● GIVEN RECORDS

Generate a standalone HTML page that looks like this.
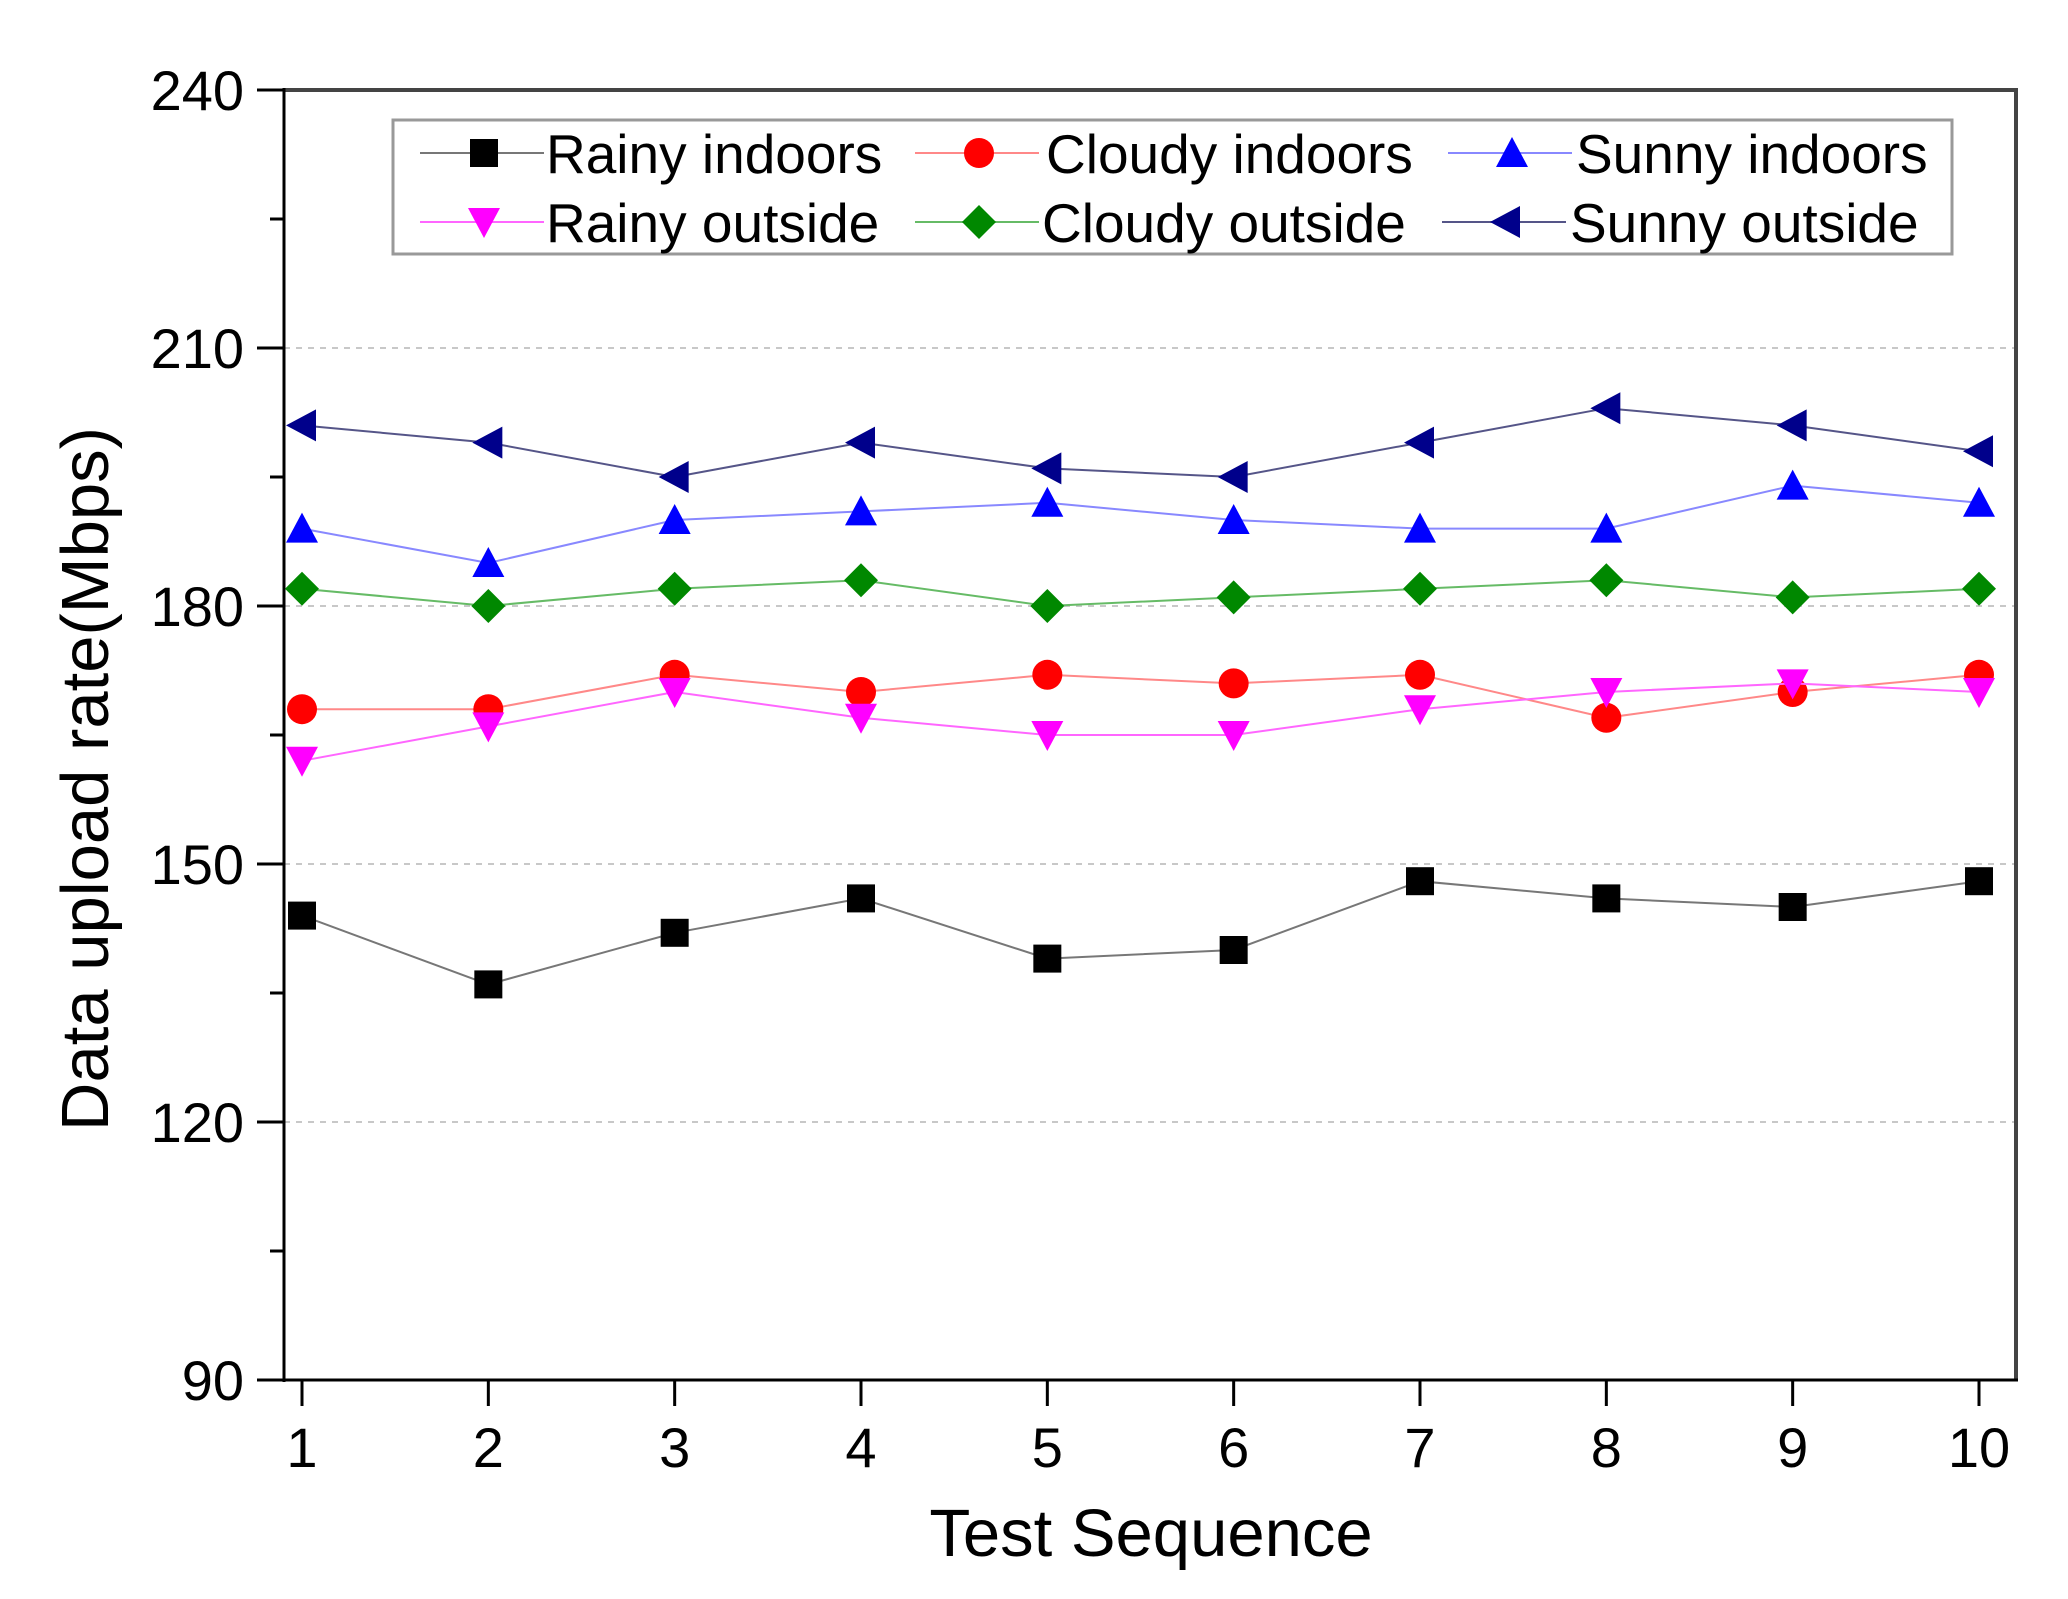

...

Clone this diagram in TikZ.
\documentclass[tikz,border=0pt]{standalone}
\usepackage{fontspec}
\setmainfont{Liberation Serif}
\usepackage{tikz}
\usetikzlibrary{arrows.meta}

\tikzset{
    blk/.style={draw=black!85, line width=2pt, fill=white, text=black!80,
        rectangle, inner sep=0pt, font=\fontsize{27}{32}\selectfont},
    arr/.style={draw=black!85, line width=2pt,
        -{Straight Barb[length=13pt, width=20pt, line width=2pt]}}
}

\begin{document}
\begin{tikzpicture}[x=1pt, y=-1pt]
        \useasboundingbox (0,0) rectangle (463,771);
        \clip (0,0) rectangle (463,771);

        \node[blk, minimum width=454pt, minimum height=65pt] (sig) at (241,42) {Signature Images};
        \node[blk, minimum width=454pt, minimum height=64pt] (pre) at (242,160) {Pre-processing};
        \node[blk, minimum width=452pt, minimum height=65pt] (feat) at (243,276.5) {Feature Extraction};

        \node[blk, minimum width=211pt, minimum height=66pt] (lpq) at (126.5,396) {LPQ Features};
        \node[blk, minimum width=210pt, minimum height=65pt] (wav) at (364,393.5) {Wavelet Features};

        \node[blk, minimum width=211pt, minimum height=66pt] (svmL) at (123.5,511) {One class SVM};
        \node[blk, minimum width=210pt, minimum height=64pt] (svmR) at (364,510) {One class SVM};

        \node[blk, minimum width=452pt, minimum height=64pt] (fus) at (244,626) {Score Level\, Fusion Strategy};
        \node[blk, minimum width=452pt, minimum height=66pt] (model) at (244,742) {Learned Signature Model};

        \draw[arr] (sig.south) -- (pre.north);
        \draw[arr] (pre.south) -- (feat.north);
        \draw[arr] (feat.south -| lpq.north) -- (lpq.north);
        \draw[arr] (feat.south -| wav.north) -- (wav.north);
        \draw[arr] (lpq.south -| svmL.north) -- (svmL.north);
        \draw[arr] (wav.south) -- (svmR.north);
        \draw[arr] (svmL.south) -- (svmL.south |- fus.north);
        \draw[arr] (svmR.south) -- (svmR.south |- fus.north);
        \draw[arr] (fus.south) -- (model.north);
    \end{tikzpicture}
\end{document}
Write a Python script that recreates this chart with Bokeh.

● WORK REQUIRED
Among the lines above, how many contain the string "that"? State the number alone.

● RIGHT ANSWER
2